During the 2012 presidential election season, former Massachusetts Gov. Mitt Romney and former Rep. Ron Paul were the only candidates to appear on the Virginia Republican primary ballot, but the national primary race at the time also included Rep. Michele Bachmann, former Utah Gov. Jon Huntsman, former Sen. Rick Santorum, and former Speaker of the House Newt Gingrich.
Virginia’s ballot access laws — the strictest in the nation — made it difficult for less-established candidacies to secure the needed votes in time for the election. In the case of the 2012 election, the 10,000 needed signatures — as well as the last four digits of each signers’ social security numbers, and including a minimum of 400 signatures from each of the state’s 11 congressional districts — proved to be too steep a hurdle for many to clear.
Robert Sarvis, a Libertarian candidate for the U.S. Senate, feels that this is unfair. A lawsuit filed Wednesday by the Rutherford Institute, a libertarian think tank based in Charlottesville, Virginia, with the U.S. District Court of the Eastern District of Virginia challenges the state’s balloting requirements — which also give primacy to party-nominated candidates. Sarvis is listed as a co-plaintiff in this case against the Virginia State Board of Elections, along with several of the Libertarian Party’s candidates for Congress and an independent.
“There was a time in our nation’s history when a person’s vote counted for something more than merely the illusion of participation and when the people’s referendum at the ballot boxes brought about a change in the way government did business. That is no longer the case, thanks in large part to a corrupt political establishment that favors an elitist, two-party system whose primary aim is to maintain the status quo,” said John W. Whitehead, president of the Rutherford Institute, according to a blog on the organization’s website.
“While voting is the very least that we are called to do as citizens, Americans are entitled under the Constitution to elect individuals to office capable of and willing to represent us, rather than being forced to choose from a limited field of individuals with the money and political backing to get on the ballot.”

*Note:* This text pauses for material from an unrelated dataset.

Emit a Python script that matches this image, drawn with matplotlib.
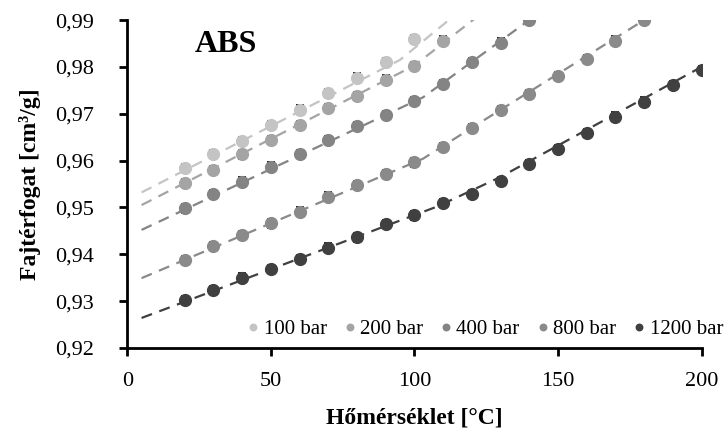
import numpy as np
import matplotlib.pyplot as plt
from matplotlib.ticker import FuncFormatter

plt.rcParams['font.family'] = ['Liberation Serif', 'DejaVu Serif']

# measured points (temperature, specific volume)
t100 = [20, 30, 40, 50, 60, 70, 80, 90, 100]
v100 = [0.9584, 0.9614, 0.9642, 0.9676, 0.9709, 0.9744, 0.9777, 0.9811, 0.9860]
t200 = [20, 30, 40, 50, 60, 70, 80, 90, 100, 110]
v200 = [0.9552, 0.9580, 0.9613, 0.9644, 0.9676, 0.9712, 0.9738, 0.9773, 0.9802, 0.9856]
t400 = [20, 30, 40, 50, 60, 70, 80, 90, 100, 110, 120, 130, 140]
v400 = [0.9498, 0.9529, 0.9555, 0.9587, 0.9614, 0.9644, 0.9674, 0.9697, 0.9727,
        0.9763, 0.9811, 0.9852, 0.9900]
t800 = [20, 30, 40, 50, 60, 70, 80, 90, 100, 110, 120, 130, 140, 150, 160, 170, 180]
v800 = [0.9388, 0.9418, 0.9441, 0.9466, 0.9491, 0.9523, 0.9548, 0.9571, 0.9596,
        0.9629, 0.9670, 0.9708, 0.9742, 0.9780, 0.9817, 0.9856, 0.9900]
t1200 = [20, 30, 40, 50, 60, 70, 80, 90, 100, 110, 120, 130, 140, 150, 160, 170, 180, 190, 200]
v1200 = [0.9302, 0.9324, 0.9350, 0.9369, 0.9390, 0.9414, 0.9436, 0.9465, 0.9483,
         0.9510, 0.9529, 0.9556, 0.9593, 0.9625, 0.9659, 0.9694, 0.9726, 0.9761, 0.9793]

# fitted curves (knots)
ft100 = [5, 95, 113]
fv100 = [0.9532, 0.9815, 0.9905]
ft200 = [5, 100, 121]
fv200 = [0.9505, 0.9803, 0.9903]
ft400 = [5, 103, 140]
fv400 = [0.9452, 0.9735, 0.9900]
ft800 = [5, 103, 120, 180]
fv800 = [0.9349, 0.9604, 0.9670, 0.9900]
ft1200 = [5, 108, 130, 200]
fv1200 = [0.9264, 0.9502, 0.9565, 0.9800]

labels = ['100 bar', '200 bar', '400 bar', '800 bar', '1200 bar']
colors = ['#c4c4c4', '#a4a4a4', '#848484', '#8a8a8a', '#404040']
err = 0.0009

fig = plt.figure(figsize=(7.27, 4.36), dpi=100)
ax = fig.add_axes([0.175, 0.202, 0.79, 0.752])

pts = [(t100, v100), (t200, v200), (t400, v400), (t800, v800), (t1200, v1200)]
fits = [(ft100, fv100), (ft200, fv200), (ft400, fv400), (ft800, fv800), (ft1200, fv1200)]

for (t, v), (ft, fv), lab, c in zip(pts, fits, labels, colors):
    ax.errorbar(t, v, yerr=err, fmt='none', ecolor='black', elinewidth=0.6,
                capsize=3, capthick=1.2, zorder=2)
    ax.plot(t, v, 'o', color=c, markersize=8.5, label=lab, zorder=3)
    ax.plot(ft, fv, '--', color=c, linewidth=1.6, dashes=(5, 3.5), zorder=4)

ax.set_xlim(0, 200)
ax.set_ylim(0.92, 0.99)
ax.set_xticks(np.arange(0, 201, 50))
ax.set_yticks(np.arange(0.92, 0.9901, 0.01))
ax.yaxis.set_major_formatter(FuncFormatter(lambda y, p: f'{y:.2f}'.replace('.', ',')))
ax.xaxis.set_major_formatter(FuncFormatter(lambda x, p: f'{x:.0f}'))
ax.tick_params(labelsize=16, width=2, length=6, direction='out')
ax.tick_params(axis='y', pad=18)
ax.tick_params(axis='x', pad=11)
for s in ['top', 'right']:
    ax.spines[s].set_visible(False)
for s in ['left', 'bottom']:
    ax.spines[s].set_linewidth(2)

ax.set_xlabel('Hőmérséklet [°C]', fontsize=17, fontweight='bold', labelpad=12)
ax.set_ylabel('Fajtérfogat [cm³/g]', fontsize=17, fontweight='bold', labelpad=10)
ax.text(0.172, 0.925, 'ABS', transform=ax.transAxes, fontsize=23,
        fontweight='bold', ha='center', va='center')

ax.legend(loc='lower right', bbox_to_anchor=(1.07, -0.03), ncol=5, frameon=False,
          fontsize=15, markerscale=0.55, handletextpad=0.0, columnspacing=0.6,
          handlelength=1.0)

fig.savefig('out.png', dpi=100)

Arguing that the state’s ballot access laws violate the First and Fourteenth Amendments, the suit claims that the act of posting the Democratic and Republican candidates first on a ballot disenfranchises third-party and independent candidates. This “bottom-half” positioning of non-major candidates on the ballot, coupled with the high signature requirements — 10,000 for presidential and Senate candidates, 1,000 for U.S. House candidates, 250 for state Senate candidates, and 125 for state House candidates — presents a perceived hostile environment for non-establishment candidates. Party candidates can count on the machinery of the party to help secure the signature requirements, and the Virginia Legislature is evenly divided and not likely to agree to ballot access changes easily.
In contrast, Indiana — home to the second-strictest ballot access laws in the nation — only requires 4,500 signatures for someone to qualify for the presidential primary.
Virginia’s ballot signatures law is a reflection of how a state adapts to the times and how the parties try to retain control of their nomination process. In 1988, Virginia held its first presidential primary as a move to get Southern centrist Democrats, such as Al Gore, in serious contention for the presidential nomination. This led to eight Democrats and six Republicans running for the state’s primaries, with basically any candidate qualifying for federal matching funds being eligible for the ballot. This resulted in the Rev. Jesse Jackson, and not Al Gore, winning the state’s Democratic nomination.
As the parties’ primaries must consider any candidate aligned with the party that would be eligible for the general election, rules that affect the way candidates can appear on party balloting also affect non-party candidates.
To avoid such confusion in the future, Virginia raised its signature requirement to 0.5 percent of the state’s registered voters. This requirement — which amounted to about 17,000 signatures in 1998 — effectively removed the need for primaries. In 2000, a “compromise” bill lowered the requirement for presidential and senatorial races to 10,000 signatures, but doubled the per district quota. The signature requirement requires that all signatures are witnessed by a “qualified voter” for the district of the signer, which tends to lead to challenges of candidates’ petitions. Many candidates cannot afford a statewide effort to solicit signatures, and roll checks on the names on many of the petitions typically find inconsistencies that are difficult to resolve.
It may be incorrect, however, to say that Virginia favors establishment candidates over independents. Virginia, for example, waives the filing fees for independent candidates for office — which is set at 2 percent of the position’s annual salary.